RECORDED INFORMATION ▸

══════════════════════════════

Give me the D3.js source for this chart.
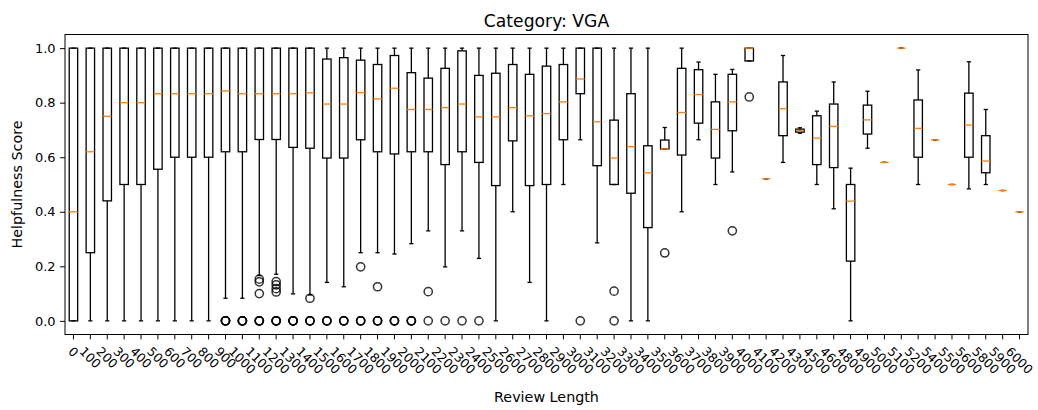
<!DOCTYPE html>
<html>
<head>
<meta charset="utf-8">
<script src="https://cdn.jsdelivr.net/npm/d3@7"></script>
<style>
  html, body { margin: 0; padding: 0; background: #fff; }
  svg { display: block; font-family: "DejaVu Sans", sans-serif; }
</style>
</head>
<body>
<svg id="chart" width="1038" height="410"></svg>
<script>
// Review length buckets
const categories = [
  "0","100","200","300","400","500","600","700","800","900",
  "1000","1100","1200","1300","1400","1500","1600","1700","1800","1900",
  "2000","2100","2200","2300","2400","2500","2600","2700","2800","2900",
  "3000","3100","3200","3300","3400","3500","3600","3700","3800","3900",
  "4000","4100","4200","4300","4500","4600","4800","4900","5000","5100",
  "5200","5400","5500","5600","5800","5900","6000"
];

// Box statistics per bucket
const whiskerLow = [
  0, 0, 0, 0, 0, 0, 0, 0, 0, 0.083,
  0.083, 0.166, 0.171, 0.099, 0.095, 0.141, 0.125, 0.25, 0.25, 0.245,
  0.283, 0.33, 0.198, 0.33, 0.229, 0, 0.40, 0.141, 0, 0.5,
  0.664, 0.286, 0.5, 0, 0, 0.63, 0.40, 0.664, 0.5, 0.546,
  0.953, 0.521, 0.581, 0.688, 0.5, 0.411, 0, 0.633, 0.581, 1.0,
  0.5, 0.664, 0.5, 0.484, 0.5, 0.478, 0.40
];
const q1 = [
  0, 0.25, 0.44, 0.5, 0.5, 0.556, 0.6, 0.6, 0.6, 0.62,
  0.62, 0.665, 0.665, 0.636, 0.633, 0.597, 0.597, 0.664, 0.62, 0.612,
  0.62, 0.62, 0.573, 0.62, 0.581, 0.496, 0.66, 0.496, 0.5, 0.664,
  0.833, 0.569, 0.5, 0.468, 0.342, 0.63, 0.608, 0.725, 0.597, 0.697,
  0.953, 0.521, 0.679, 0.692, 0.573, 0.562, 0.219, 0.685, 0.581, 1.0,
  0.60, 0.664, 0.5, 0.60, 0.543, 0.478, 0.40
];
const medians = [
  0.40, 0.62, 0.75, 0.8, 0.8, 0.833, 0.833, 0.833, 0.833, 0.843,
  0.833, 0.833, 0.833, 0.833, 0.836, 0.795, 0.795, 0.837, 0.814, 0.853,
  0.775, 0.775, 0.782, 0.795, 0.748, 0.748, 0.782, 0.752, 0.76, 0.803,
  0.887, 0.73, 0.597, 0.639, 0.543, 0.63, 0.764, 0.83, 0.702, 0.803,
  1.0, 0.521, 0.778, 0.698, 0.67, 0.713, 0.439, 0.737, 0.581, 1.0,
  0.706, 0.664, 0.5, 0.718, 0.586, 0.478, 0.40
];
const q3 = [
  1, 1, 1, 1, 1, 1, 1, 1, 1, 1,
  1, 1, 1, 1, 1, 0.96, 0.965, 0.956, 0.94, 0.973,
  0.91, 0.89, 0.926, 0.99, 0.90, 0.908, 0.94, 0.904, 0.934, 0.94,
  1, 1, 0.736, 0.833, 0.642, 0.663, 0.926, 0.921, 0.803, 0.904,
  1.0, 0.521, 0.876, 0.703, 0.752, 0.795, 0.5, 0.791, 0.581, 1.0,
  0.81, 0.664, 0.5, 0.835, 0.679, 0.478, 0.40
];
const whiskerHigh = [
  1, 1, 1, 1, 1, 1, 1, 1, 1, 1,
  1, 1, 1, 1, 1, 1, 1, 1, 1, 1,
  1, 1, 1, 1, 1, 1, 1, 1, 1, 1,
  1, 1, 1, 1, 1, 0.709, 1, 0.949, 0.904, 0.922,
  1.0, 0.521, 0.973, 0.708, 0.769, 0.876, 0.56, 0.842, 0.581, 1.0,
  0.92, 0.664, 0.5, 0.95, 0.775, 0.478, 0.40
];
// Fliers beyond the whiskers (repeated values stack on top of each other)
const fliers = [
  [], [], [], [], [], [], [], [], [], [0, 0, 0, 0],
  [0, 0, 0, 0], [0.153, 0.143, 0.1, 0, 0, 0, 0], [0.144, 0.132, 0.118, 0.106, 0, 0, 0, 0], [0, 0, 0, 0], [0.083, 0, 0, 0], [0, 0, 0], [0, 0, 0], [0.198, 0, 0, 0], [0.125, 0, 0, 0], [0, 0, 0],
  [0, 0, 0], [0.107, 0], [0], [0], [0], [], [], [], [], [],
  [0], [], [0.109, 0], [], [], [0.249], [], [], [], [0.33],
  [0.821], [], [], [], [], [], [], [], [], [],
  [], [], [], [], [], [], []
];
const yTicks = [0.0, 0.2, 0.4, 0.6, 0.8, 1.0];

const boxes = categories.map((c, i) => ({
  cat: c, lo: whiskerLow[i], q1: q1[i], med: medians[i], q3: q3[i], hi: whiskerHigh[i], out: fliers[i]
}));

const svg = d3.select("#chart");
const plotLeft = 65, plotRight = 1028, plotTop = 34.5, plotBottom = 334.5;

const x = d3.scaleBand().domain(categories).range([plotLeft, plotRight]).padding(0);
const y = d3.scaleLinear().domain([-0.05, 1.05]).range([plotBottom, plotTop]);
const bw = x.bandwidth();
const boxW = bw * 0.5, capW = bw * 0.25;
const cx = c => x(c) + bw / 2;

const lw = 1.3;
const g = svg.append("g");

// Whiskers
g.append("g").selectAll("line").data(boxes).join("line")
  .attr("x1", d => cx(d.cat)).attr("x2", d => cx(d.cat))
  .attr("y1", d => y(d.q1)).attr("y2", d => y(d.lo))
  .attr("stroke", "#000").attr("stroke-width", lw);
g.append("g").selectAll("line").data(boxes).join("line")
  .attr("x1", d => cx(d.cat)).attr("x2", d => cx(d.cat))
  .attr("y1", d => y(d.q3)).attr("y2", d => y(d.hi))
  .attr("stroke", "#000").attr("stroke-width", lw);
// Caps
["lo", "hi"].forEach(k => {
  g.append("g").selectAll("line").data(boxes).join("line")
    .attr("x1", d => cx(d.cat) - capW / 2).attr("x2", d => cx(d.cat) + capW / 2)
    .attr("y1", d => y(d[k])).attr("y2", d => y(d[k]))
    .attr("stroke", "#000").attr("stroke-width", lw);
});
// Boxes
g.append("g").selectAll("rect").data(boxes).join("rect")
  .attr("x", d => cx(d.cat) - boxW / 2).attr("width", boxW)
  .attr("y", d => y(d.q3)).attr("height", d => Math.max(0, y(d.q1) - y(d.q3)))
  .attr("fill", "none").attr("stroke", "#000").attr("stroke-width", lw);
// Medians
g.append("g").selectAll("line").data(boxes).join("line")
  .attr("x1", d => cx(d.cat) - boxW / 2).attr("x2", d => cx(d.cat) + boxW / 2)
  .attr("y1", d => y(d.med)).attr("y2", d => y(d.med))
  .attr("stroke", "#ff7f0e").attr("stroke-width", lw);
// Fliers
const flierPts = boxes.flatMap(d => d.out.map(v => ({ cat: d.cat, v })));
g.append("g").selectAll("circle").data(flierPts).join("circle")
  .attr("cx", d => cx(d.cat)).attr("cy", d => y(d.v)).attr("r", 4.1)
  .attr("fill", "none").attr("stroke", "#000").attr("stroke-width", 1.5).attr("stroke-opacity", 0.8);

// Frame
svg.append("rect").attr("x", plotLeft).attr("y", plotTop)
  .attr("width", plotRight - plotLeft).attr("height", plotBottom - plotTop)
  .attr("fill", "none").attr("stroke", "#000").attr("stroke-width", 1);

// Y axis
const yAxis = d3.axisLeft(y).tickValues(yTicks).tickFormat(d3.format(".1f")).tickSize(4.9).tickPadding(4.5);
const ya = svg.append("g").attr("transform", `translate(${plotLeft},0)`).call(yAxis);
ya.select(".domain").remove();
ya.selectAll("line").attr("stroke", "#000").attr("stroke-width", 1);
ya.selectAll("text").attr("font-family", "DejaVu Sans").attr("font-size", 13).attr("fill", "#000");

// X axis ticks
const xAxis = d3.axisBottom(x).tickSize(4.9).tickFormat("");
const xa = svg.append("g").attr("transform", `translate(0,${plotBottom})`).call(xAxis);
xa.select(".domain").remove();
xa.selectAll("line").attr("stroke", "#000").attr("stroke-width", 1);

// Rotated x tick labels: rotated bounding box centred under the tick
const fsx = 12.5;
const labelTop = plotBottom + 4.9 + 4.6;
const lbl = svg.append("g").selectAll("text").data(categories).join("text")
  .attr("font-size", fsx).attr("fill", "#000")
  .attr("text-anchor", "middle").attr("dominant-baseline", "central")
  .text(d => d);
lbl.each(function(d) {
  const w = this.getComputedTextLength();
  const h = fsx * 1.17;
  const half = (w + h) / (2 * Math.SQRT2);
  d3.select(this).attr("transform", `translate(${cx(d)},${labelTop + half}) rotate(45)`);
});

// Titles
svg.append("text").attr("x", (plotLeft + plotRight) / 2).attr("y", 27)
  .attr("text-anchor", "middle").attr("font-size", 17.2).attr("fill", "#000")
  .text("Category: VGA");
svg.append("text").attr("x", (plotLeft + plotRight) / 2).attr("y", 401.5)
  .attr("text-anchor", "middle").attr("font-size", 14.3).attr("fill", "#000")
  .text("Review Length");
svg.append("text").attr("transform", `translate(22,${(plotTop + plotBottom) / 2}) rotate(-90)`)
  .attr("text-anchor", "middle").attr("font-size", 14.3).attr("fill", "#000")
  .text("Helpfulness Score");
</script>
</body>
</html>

══════════════════════════════

AIM OF THE EXERCISE ▸
From the listing above, collect every line that mentions the word "chart".

RESULT OF THE EXERCISE ▸
Give me the D3.js source for this chart.
<svg id="chart" width="1038" height="410"></svg>
const svg = d3.select("#chart");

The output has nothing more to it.